My eyes go wide while my mouth hangs open. Every hair on my body stands straight, as if I’m a cat in water. My mouth becomes dry while my heart aches in my chest. Looking between Trent and Mac, I can’t come up with a single thing to say.
“I-I don’t understand.”
“Ry—”
“You’re wrong.” I mumble in shock. “You have to be wrong.”
“He’s telling the truth, Ry. We saw it. It’s all over television. We’re so sorry,” Mac apologizes.
Trent moves to kneel in front of me, but before his knees can touch the hardwood floor, I’m jumping from my seat. Darting across the room, I snatch the remote from a stack of papers, my abruptness sending them all to the floor.
“Ryleigh, stop.”
I ignore him. I need to see it for myself.

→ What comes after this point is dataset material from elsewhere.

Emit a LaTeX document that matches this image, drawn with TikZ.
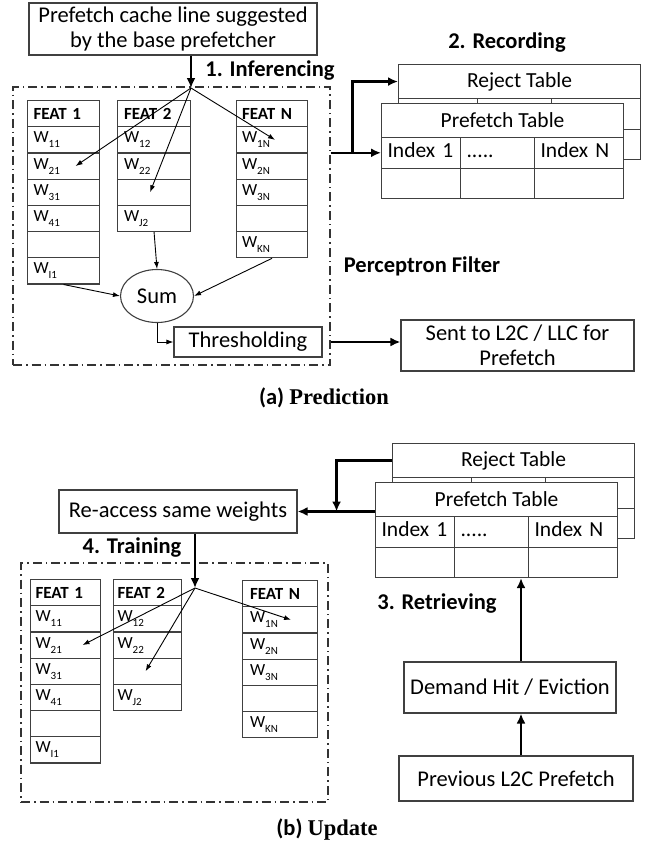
\documentclass[tikz,border=0pt]{standalone}
\usepackage{fontspec}
\setmainfont{Carlito}
\newfontfamily\capfont{Liberation Serif}
\usetikzlibrary{shapes.geometric,arrows.meta}

% weight with subscript
\newcommand{\wgt}[1]{W\raisebox{-5pt}{\fontsize{11}{11}\selectfont #1}}

% one column of perceptron weights: name, left, top, width, cells
\newcommand{\featcol}[5]{%
  \foreach \lab [count=\ri from 0] in {#5}
    \node[wcell, minimum width=#4pt] (#1-\ri) at (#2,{#3+\ri*26.2}) {\lab};%
}

% reject / prefetch table: name, left, top, title, three index cells
\newcommand{\cachetab}[7]{%
  \node[tcell, minimum width=242pt, minimum height=34pt] (#1-h) at (#2,#3) {#4};
  \node[tcell, minimum width=79pt, text width=67pt] (#1-a1) at (#2,{#3+34}) {\strut#5};
  \node[tcell, minimum width=74pt, text width=62pt] (#1-b1) at ({#2+79},{#3+34}) {\strut#6};
  \node[tcell, minimum width=89pt, text width=77pt] (#1-c1) at ({#2+153},{#3+34}) {\strut#7};
  \node[tcell, minimum width=79pt] (#1-a2) at (#2,{#3+64.5}) {};
  \node[tcell, minimum width=74pt] (#1-b2) at ({#2+79},{#3+64.5}) {};
  \node[tcell, minimum width=89pt] (#1-c2) at ({#2+153},{#3+64.5}) {};%
}

\begin{document}
\begin{tikzpicture}[x=1pt, y=-1pt,
    every node/.style={font=\fontsize{22.5}{25}\selectfont},
    box/.style={draw=black!75, line width=1.1pt, inner sep=0pt, align=center},
    wcell/.style={draw=black!75, line width=1.1pt, anchor=north west, inner sep=0pt,
      minimum height=26.2pt, text width=60pt, align=left, font=\fontsize{17}{20}\selectfont},
    tcell/.style={draw=black!75, fill=white, line width=1.1pt, anchor=north west, inner sep=0pt,
      minimum height=30.5pt, align=left, font=\fontsize{21.5}{24}\selectfont},
    frame/.style={draw=black!80, line width=1.4pt, dash pattern=on 9pt off 4pt on 1.5pt off 4pt, inner sep=0pt},
    lbl/.style={font=\fontsize{22.5}{26}\selectfont\bfseries},
    thk/.style={line width=2.6pt, -{Latex[length=10pt,width=9pt]}},
    thn/.style={line width=0.9pt, -{Latex[length=7pt,width=5pt]}}]

    \useasboundingbox (0,0) rectangle (646,846);

    % (a) Prediction
    \node[box, minimum width=288pt, minimum height=52pt] (cand) at (173,29) {Prefetch cache line suggested\\by the base prefetcher};
    \node[frame, minimum width=317pt, minimum height=278pt] (filt) at (171.5,226) {};
    \coordinate (fanA) at (191,88);

    \featcol{pa1}{27}{100}{72}{\textbf{FEAT 1},\wgt{11},\wgt{21},\wgt{31},\wgt{41},{},\wgt{I1}}
    \featcol{pa2}{117}{100}{73}{\textbf{FEAT 2},\wgt{12},\wgt{22},{},\wgt{J2}}
    \featcol{paN}{236}{100}{71}{\textbf{FEAT N},\wgt{1N},\wgt{2N},\wgt{3N},{},\wgt{KN}}

    \node[draw=black!75, line width=1.1pt, ellipse, minimum width=73pt, minimum height=53pt, inner sep=0pt] (sum) at (157,296) {Sum};
    \node[box, minimum width=148pt, minimum height=30pt] (thr) at (248,342) {Thresholding};
    \node[box, minimum width=233pt, minimum height=51pt] (sent) at (517.5,345.5) {Sent to L2C / LLC for\\Prefetch};

    \cachetab{rja}{398}{64}{Reject Table}{}{}{}
    \cachetab{pfa}{381}{103}{Prefetch Table}{Index 1}{.....}{Index N}

    \node[lbl] (inf) at (270,71) {1. Inferencing};
    \node[lbl] (rec) at (507,43) {2. Recording};
    \node[lbl] (perc) at (422,266) {Perceptron Filter};
    \node (capa) at (324,398) {\bfseries (a) {\capfont Prediction}};

    \draw[thk] (cand.south -| fanA) -- (fanA);
    \draw[thn] (fanA) -- ([xshift=12pt]pa1-2.center);
    \draw[thn] (fanA) -- ([xshift=-4pt]pa2-3.center);
    \draw[thn] (fanA) -- ([xshift=3pt]paN-1.center);
    \draw[thn] (pa1-6.south) -- (sum.west);
    \draw[thn] (pa2-4.south) -- (sum.north);
    \draw[thn] (paN-5.south) -- (sum.east);
    \draw[thn] (sum.south) |- (thr.west);
    \draw[thk] (thr.east -| filt.east) -- (thr.east -| sent.west);
    \draw[thk] (pfa-a1.west -| filt.east) -- (pfa-a1.west);
    \draw[thk] ([xshift=22pt]filt.east |- pfa-a1.west) |- (rja-h.west);

    % (b) Update
    \node[box, minimum width=238pt, minimum height=43pt] (reacc) at (178,511.5) {Re-access same weights};
    \node[frame, minimum width=307pt, minimum height=239pt] (trn) at (174.5,682.5) {};
    \coordinate (fanB) at (195,588);

    \featcol{pb1}{30}{579}{70}{\textbf{FEAT 1},\wgt{11},\wgt{21},\wgt{31},\wgt{41},{},\wgt{I1}}
    \featcol{pb2}{113}{579}{68}{\textbf{FEAT 2},\wgt{12},\wgt{22},{},\wgt{J2}}
    \featcol{pbN}{242}{580}{75}{\textbf{FEAT N},\wgt{1N},\wgt{2N},\wgt{3N},{},\wgt{KN}}

    \cachetab{rjb}{392}{443}{Reject Table}{}{}{}
    \cachetab{pfb}{375}{482}{Prefetch Table}{Index 1}{.....}{Index N}

    \node[box, minimum width=212pt, minimum height=51pt] (dem) at (510,687.5) {Demand Hit / Eviction};
    \node[box, minimum width=234pt, minimum height=45pt] (prev) at (516,778.5) {Previous L2C Prefetch};

    \node[lbl] (trlbl) at (132,548) {4. Training};
    \node[lbl] (retr) at (437,604) {3. Retrieving};
    \node (capb) at (327,830) {\bfseries (b) {\capfont Update}};

    \draw[thk] (reacc.east -| pfb-h.west) -- (reacc.east);
    \draw[thk] (rjb-h.west) -| ([xshift=39pt]reacc.east);
    \draw[thk] (reacc.south -| fanB) -- (fanB);
    \draw[thn] (fanB) -- ([xshift=17pt]pb1-2.center);
    \draw[thn] (fanB) -- ([xshift=-2pt]pb2-3.center);
    \draw[thn] (fanB) -- ([xshift=11pt]pbN-1.center);
    \draw[thk] ([xshift=11pt]dem.north) -- ([xshift=11pt]dem.north |- pfb-b2.south);
    \draw[thk] ([xshift=5pt]prev.north) -- ([xshift=11pt]dem.south);

\end{tikzpicture}
\end{document}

A murder investigation? How is that possible? Rook Wallace is a good man—a stand-up guy, not a murderer. He’s not capable of it.
Mac goes to grab the remote, but I’m already pressing buttons.
“Lauren Roche was the wife of Marcus Roche, a trainer for the MMA league. At only twenty-eight years old, she was a major supporter of the league and loved by all who knew her. We’ve spoken to many of the fighters she surrounded herself with, and to say she’ll be missed is an understatement.”